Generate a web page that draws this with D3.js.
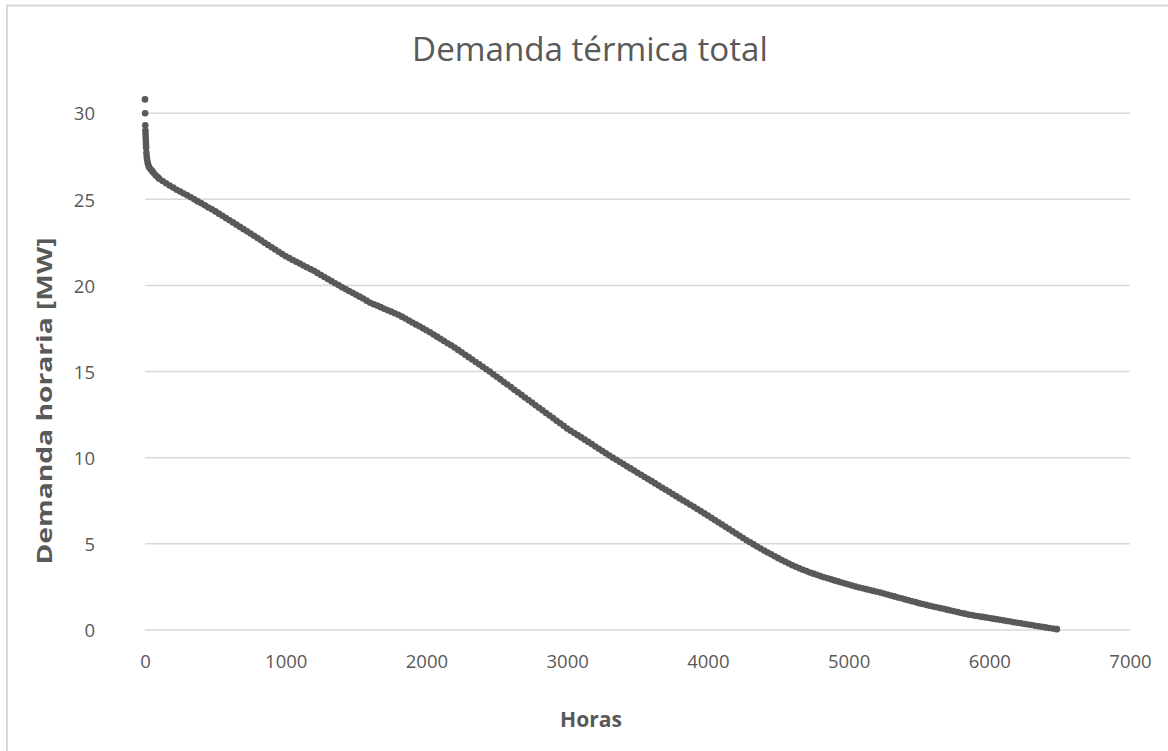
<!DOCTYPE html>
<html><head><meta charset="utf-8">
<script src="https://cdn.jsdelivr.net/npm/d3@7"></script>
<style>body{margin:0;background:#fff;}svg{display:block;}</style>
</head><body>
<svg id="c" width="1168" height="751"></svg>
<script>
const title = "Demanda térmica total";
const xLabel = "Horas";
const yLabel = "Demanda horaria [MW]";
const xTicks = [0, 1000, 2000, 3000, 4000, 5000, 6000, 7000];
const yTicks = [0, 5, 10, 15, 20, 25, 30];

// early (steep) hours, then regularly sampled hours every 25 h, then the last hour
const earlyHours = [0, 1, 2, 3, 4, 5, 6, 7, 8, 10, 12, 15, 20, 25, 30, 40, 50, 60, 75, 90];
const earlyDemand = [30.8, 30.0, 29.3, 29.0, 28.8, 28.6, 28.4, 28.2, 28.0, 27.7, 27.5, 27.3, 27.1, 26.95, 26.85, 26.75, 26.65, 26.55, 26.4, 26.3];
const sampledHours = d3.range(100, 6476, 25).concat([6480]);
const sampledDemand = [
 26.2, 26.06, 25.93, 25.8, 25.68, 25.56, 25.45, 25.34, 25.23, 25.12, 25.0,
 24.88, 24.77, 24.65, 24.53, 24.42, 24.3,
 24.17, 24.04, 23.91, 23.79, 23.66, 23.53, 23.4,
 23.27, 23.14, 23.01, 22.88, 22.75, 22.62, 22.48, 22.35, 22.22, 22.09, 21.96, 21.83, 21.7,
 21.59, 21.48, 21.37, 21.27, 21.16, 21.06, 20.95, 20.85,
 20.73, 20.61, 20.49, 20.37, 20.25, 20.13, 20.02, 19.9,
 19.79, 19.68, 19.57, 19.46, 19.35, 19.24, 19.12, 19.0,
 18.91, 18.83, 18.74, 18.65, 18.56, 18.48, 18.39, 18.3,
 18.19, 18.08, 17.96, 17.85, 17.74, 17.63, 17.51, 17.4,
 17.28, 17.15, 17.03, 16.9, 16.78, 16.65, 16.53, 16.4,
 16.26, 16.12, 15.98, 15.84, 15.7, 15.56, 15.42, 15.28, 15.14, 15.0,
 14.85, 14.7, 14.55, 14.4, 14.25, 14.1, 13.95, 13.8, 13.65, 13.5, 13.35, 13.2, 13.05, 12.9, 12.75, 12.6, 12.45, 12.3, 12.15, 12.0, 11.85, 11.7,
 11.57, 11.44, 11.31, 11.18, 11.05, 10.92, 10.79, 10.65, 10.52, 10.39, 10.26, 10.13, 10.0,
 9.88, 9.75, 9.63, 9.5, 9.38, 9.26, 9.13, 9.01, 8.88, 8.76, 8.64, 8.51, 8.39, 8.26, 8.14, 8.02, 7.89, 7.77, 7.64, 7.52, 7.4, 7.27, 7.15, 7.02, 6.9,
 6.77, 6.64, 6.51, 6.38, 6.25, 6.12, 5.99, 5.86, 5.73, 5.6, 5.47, 5.34, 5.21, 5.09,
 4.97, 4.85, 4.73, 4.61, 4.5, 4.39, 4.28, 4.17, 4.06, 3.96, 3.86, 3.76, 3.67, 3.58,
 3.5, 3.42, 3.34, 3.27, 3.2, 3.13, 3.06, 3.0, 2.94, 2.88,
 2.82, 2.76, 2.7, 2.64,
 2.58, 2.52, 2.47, 2.42, 2.37, 2.32, 2.27, 2.22, 2.17, 2.12,
 2.06, 2.0, 1.95, 1.89, 1.84, 1.78, 1.73, 1.67, 1.62, 1.56,
 1.51, 1.46, 1.41, 1.36, 1.32, 1.27, 1.23, 1.18, 1.13, 1.09, 1.04, 0.99, 0.95, 0.9,
 0.87, 0.83, 0.8, 0.76, 0.73, 0.7, 0.66, 0.63, 0.59, 0.56, 0.52, 0.49, 0.45, 0.42,
 0.39, 0.35, 0.32, 0.29, 0.25, 0.22, 0.19, 0.15, 0.12, 0.09, 0.06, 0.05
];

const hours = earlyHours.concat(sampledHours);
const demand = earlyDemand.concat(sampledDemand);
const points = hours.map((h, i) => ({h, v: demand[i]})).filter(d => d.v !== undefined);

const svg = d3.select("#c");
const font = "'Open Sans', 'Noto Sans', sans-serif";
const txt = "#595959";
const grid = "#d9d9d9";

// chart frame
svg.append("rect").attr("x", 7).attr("y", 5.5).attr("width", 1200).attr("height", 800)
  .attr("fill", "none").attr("stroke", grid).attr("stroke-width", 2);

const x = d3.scaleLinear().domain([0, 7000]).range([145, 1130]);
const y = d3.scaleLinear().domain([0, 30]).range([630, 113.2]);

// gridlines
svg.append("g").selectAll("line").data(yTicks).join("line")
  .attr("x1", x(0)).attr("x2", x(7000))
  .attr("y1", d => y(d)).attr("y2", d => y(d))
  .attr("stroke", grid).attr("stroke-width", 1.5);

// y axis labels
const yAxis = d3.axisLeft(y).tickValues(yTicks).tickSize(0).tickPadding(0).tickFormat(d3.format("d"));
const gy = svg.append("g").attr("transform", "translate(95,0)").call(yAxis);
gy.select(".domain").remove();
gy.selectAll("text").attr("font-family", font).attr("font-size", 18.5).attr("fill", txt).attr("dy", "0.36em");

// x axis labels
const xAxis = d3.axisBottom(x).tickValues(xTicks).tickSize(0).tickPadding(0).tickFormat(d3.format("d"));
const gx = svg.append("g").attr("transform", "translate(0,655)").call(xAxis);
gx.select(".domain").remove();
gx.selectAll("text").attr("font-family", font).attr("font-size", 18.5).attr("fill", txt).attr("dy", "0.71em");

// points
svg.append("g").selectAll("circle").data(points).join("circle")
  .attr("cx", d => x(d.h)).attr("cy", d => y(d.v)).attr("r", 3.3)
  .attr("fill", "#595959");

// title and axis titles
function fitText(sel, targetW) {
  const w = sel.node().getComputedTextLength();
  const fs = parseFloat(sel.attr("font-size"));
  sel.attr("font-size", fs * targetW / w);
}
const t = svg.append("text").attr("x", 590).attr("y", 61).attr("text-anchor", "middle")
  .attr("font-family", font).attr("font-size", 26).attr("fill", txt).text(title);
fitText(t, 356);

const xl = svg.append("text").attr("x", 591).attr("y", 727).attr("text-anchor", "middle")
  .attr("font-family", font).attr("font-size", 20).attr("font-weight", "bold").attr("fill", txt).text(xLabel);
fitText(xl, 62);

svg.append("text").attr("transform", "translate(52,401) rotate(-90)").attr("text-anchor", "middle")
  .attr("font-family", font).attr("font-size", 21).attr("font-weight", "bold").attr("fill", txt)
  .attr("textLength", 327).attr("lengthAdjust", "spacingAndGlyphs").text(yLabel);
</script>
</body></html>
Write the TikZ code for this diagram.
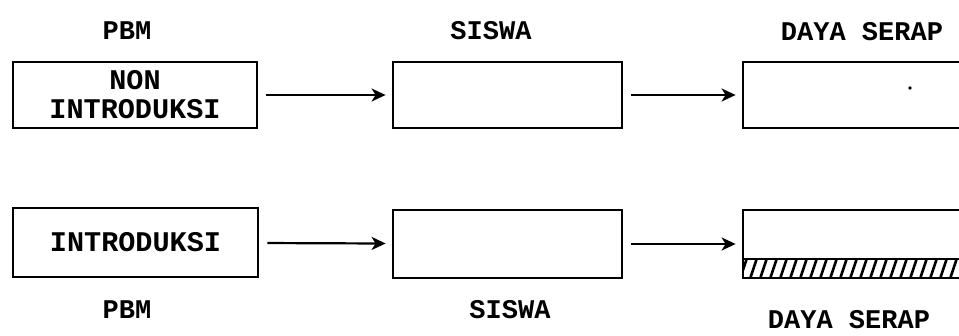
\documentclass[tikz,border=0pt]{standalone}
\usepackage{fontspec}
\setmainfont{Liberation Mono}
\usetikzlibrary{arrows.meta}
\tikzset{
  box/.style={draw, line width=2.8pt, inner sep=0pt, align=center,
    font=\fontsize{28.5}{29}\selectfont\bfseries},
  lbl/.style={inner sep=0pt, font=\fontsize{27}{29}\selectfont\bfseries},
  flow/.style={line width=2.2pt, -{Stealth[length=14pt,width=13pt,inset=4pt]}, shorten <=8pt, shorten >=6pt}
}
\begin{document}
\begin{tikzpicture}[x=1pt,y=-1pt]
\useasboundingbox (0,0) rectangle (959,335);
\clip (0,0) rectangle (959,335);
% top row
\node[box, minimum width=244pt, minimum height=66pt] (p1) at (135,95) {NON\\INTRODUKSI};
\node[box, minimum width=229pt, minimum height=66pt] (s1) at (507.5,95) {};
\node[box, minimum width=257pt, minimum height=66pt] (d1) at (871.5,95) {};
\node[lbl] (lp1) at (127,31) {PBM};
\node[lbl] (ls1) at (491,31) {SISWA};
\node[lbl] (ld1) at (862,32) {DAYA SERAP};
\draw[flow] (p1) -- (s1);
\draw[flow] (s1) -- (d1);
\fill (910,88) circle (1.8pt);
% bottom row
\node[box, minimum width=245pt, minimum height=69pt] (p2) at (135.5,242.5) {INTRODUKSI};
\node[box, minimum width=229pt, minimum height=68pt] (s2) at (507.5,244) {};
\node[box, minimum width=257pt, minimum height=68pt] (d2) at (871.5,244) {};
\node[lbl] (lp2) at (127,310) {PBM};
\node[lbl] (ls2) at (510,310) {SISWA};
\node[lbl] (ld2) at (849,320) {DAYA SERAP};
\draw[flow] (p2) -- (s2);
\draw[flow] (s2) -- (d2);
\draw[line width=2.8pt] (d2.west |- 0,259) -- (d2.east |- 0,259);
\begin{scope}
\clip (743,259) rectangle (970,278);
\foreach \i in {0,...,24} {
  \draw[line width=2.6pt] ({740+10*\i},279) -- ({747+10*\i},258);
}
\end{scope}
\end{tikzpicture}
\end{document}
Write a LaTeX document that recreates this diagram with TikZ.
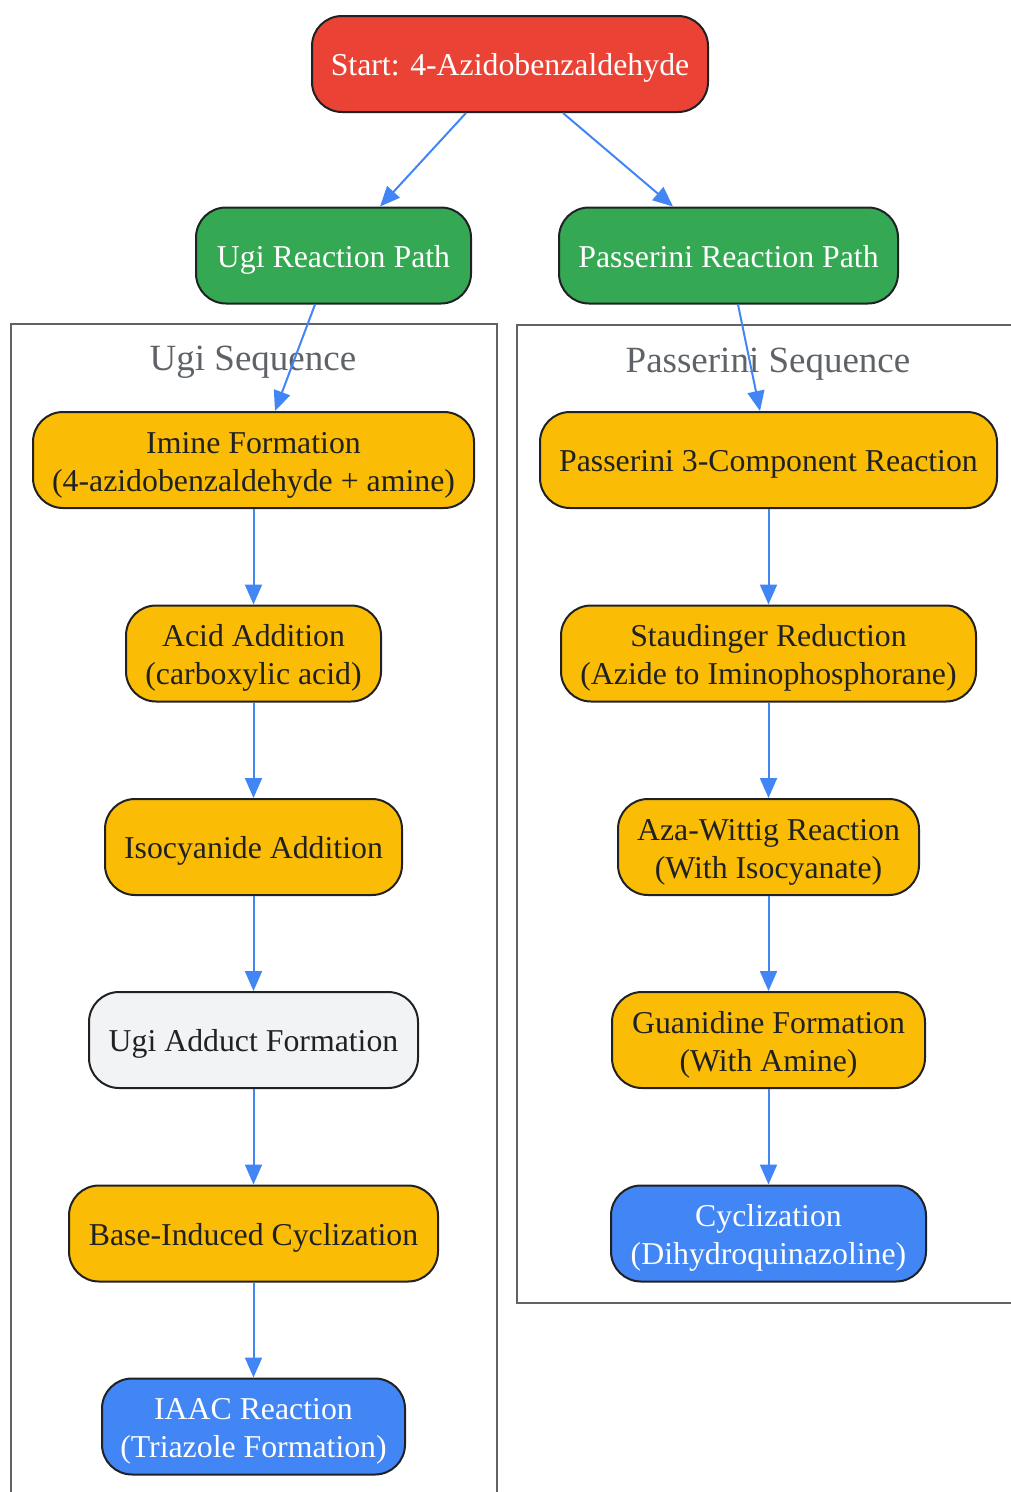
^^^^^^^^^^^^^^^^
Prompt:
Repeat word for word the lines above, from the first entry through the line containing "const yTicks = [0, 5, 10, 15, 20, 25, 30];", with both ends kept and the pictures dropped.

The completed task:
Generate a web page that draws this with D3.js.
<!DOCTYPE html>
<html><head><meta charset="utf-8">
<script src="https://cdn.jsdelivr.net/npm/d3@7"></script>
<style>body{margin:0;background:#fff;}svg{display:block;}</style>
</head><body>
<svg id="c" width="1168" height="751"></svg>
<script>
const title = "Demanda térmica total";
const xLabel = "Horas";
const yLabel = "Demanda horaria [MW]";
const xTicks = [0, 1000, 2000, 3000, 4000, 5000, 6000, 7000];
const yTicks = [0, 5, 10, 15, 20, 25, 30];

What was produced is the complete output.